Waktu bergulir, tepat di seperempat tahun awal 2020, Mahathir mundur sebagai PM Malaysia. Diadakan pemilihan, namun tak disangka, bukan Anwar Ibrahim yang jadi, melainkan Muhyiddin yang ditunjuk oleh Yang Dipertuan Agung Abdullah Shah sebagai PM Malaysia. Mahathir kecewa, Anwar Ibrahim pun juga sama, kecewa. Tapi itulah politik, yang penuh intrik dan kepentingan untuk berkuasa. Siapa yang menang akan senang, sementara yang kalah akan dipenuhi rasa kecewa.
Dilema Melayu
Berbicara tentang kekecewaan, hal itu mengingatkan saya untuk flashback tahun 1969. Dimana Mahathir yang waktu itu belum berpengalaman, melakukan perlawanan terhadap PM Abdul Rahman, dengan dalih “menyelamatkan” kepentingan orang Melayu yang menjadi mayoritas di Malaysia. Itu terungkap lewat buku terbitan tahun 1987, yang ditulis oleh Syahbuddin Mangandaralam, berjudul “Mengenal Lebih Dekat Malaysia, Negara Tetangga dalam ASEAN” yang disalah satu babnya mengulas tentang persiteruan Mahathir dengan Abdul Rahman lewat buku.
Mahathir menulis buku fenomenal berjudul The Malay Dilemma atau Dilema Melayu. Buku itu berusaha menguliti berbagai masalah yang dihadapi oleh orang Melayu di Malaysia. Dalam bukunya, Mahathir mengkritik keras kepemimpinan Perdana Menteri Malaysia pertama, Tengku Abdul Rahman, yang dianggapnya merugikan orang Melayu karena berpihak pada warisan peninggalan Kolonial Inggris, yakni membela kepentingan ekonomi keturunan China. Secara cepat, Pemerintah Malaysia melarang peradaran buku itu pada tahun 1970 karena dianggap membahayakan persatuan di Malaysia, yakni keturunan China.
Kenapa buku itu dilarang? Kurang lebih, buku itu menceritakan tentang pemikiran pribadi Mahathir tentang masa depan orang-orang Melayu sebagai bangsa mayoritas, selain China, India, dan Dayak Borneo.
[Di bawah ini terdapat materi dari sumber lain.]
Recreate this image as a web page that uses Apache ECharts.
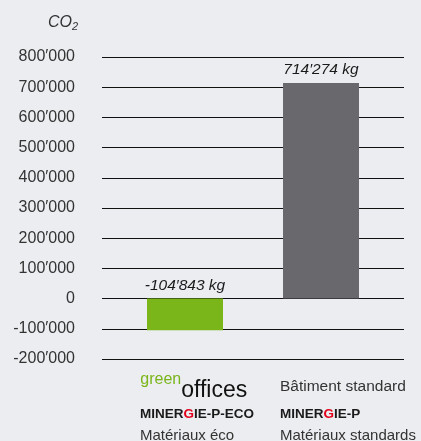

Mahathir menilai, sebagai etnis terbesar, yakni 50% dari jumlah penduduk Malaysia, seharusnya Etnis Melayu bisa berkembang maju. Karena itu, menurut Mahathir, orang Melayu memerlukan kebijakan khusus dari negara untuk mengangkat ekonominya agar terangkat dari kemiskinan.
Alasan Mahathir menulis, karena secara politik, kebudayaan, dan sosial. Etnis Melayu telah “terhambat” dalam memegang berbagai peranan di negara. Di tambah catatan historis, yang mengungkap bahwa kebijakan Kolonial Inggris tentang imigran China yang tiba di Malaya telah membuat etnis itu berkembang dan lebih berhasil secara ekonomi di banding etnis mayoritas Melayu. Dampak kebijakan imigran itu, lambat laun, mengakibatkan pemisahan antara orang-orang China dan Melayu baik di pedesaan maupun di perkotaan.
Mahathir tidak mau dituduh sebagai anti-China, namun ia beralasan untuk memberikan hak setara kepada bangsa Melayu. Karenanya ia menekankan perlunya revolusi dalam cara berpikir orang Melayu, dan melepaskan kebiasaan lama seperti mengangkat martabat lewat pendidikan. Pada tahun 1980-an, ketika Mahathir menjabat sebagai PM Malaysia, larangan peredaran buku itu dicabut.
Untuk meningkatkan taraf hidup golongan Melayu, Pemerintah Malaysia membuka kran sebesar-besarnya dari sekolah dasar hingga perguruan tinggi. Para pemudanya juga dikirim ke berbagai negara seperti Inggris, Jepang, Thailand dan tak terkecuali Ke Indonesia untuk belajar ilmu di berbagai bidang.
Menginjak tahun millenium 2000-an, Malaysia beranjak sebagai negara yang bergerak maju. Malaysia berguru, dan akhirnya mendapati buah besar dari perguruannya. Inilah tulisan sejarah dari saya tentang negara tetangga Malaysia.
Sebagai bangsa lebih beragam, Pemerintah Indonesia tentunya dapat belajar sekaligus berjuang untuk memajukan rakyatnya. Indonesia lebih kaya sumber daya alam dan manusianya, maka bukan tidak mungkin disuatu saat, Indonesia bisa lebih maju dari Malaysia dan tetangga lain, sebagai mana kejayaan Nusantara di masa lalu.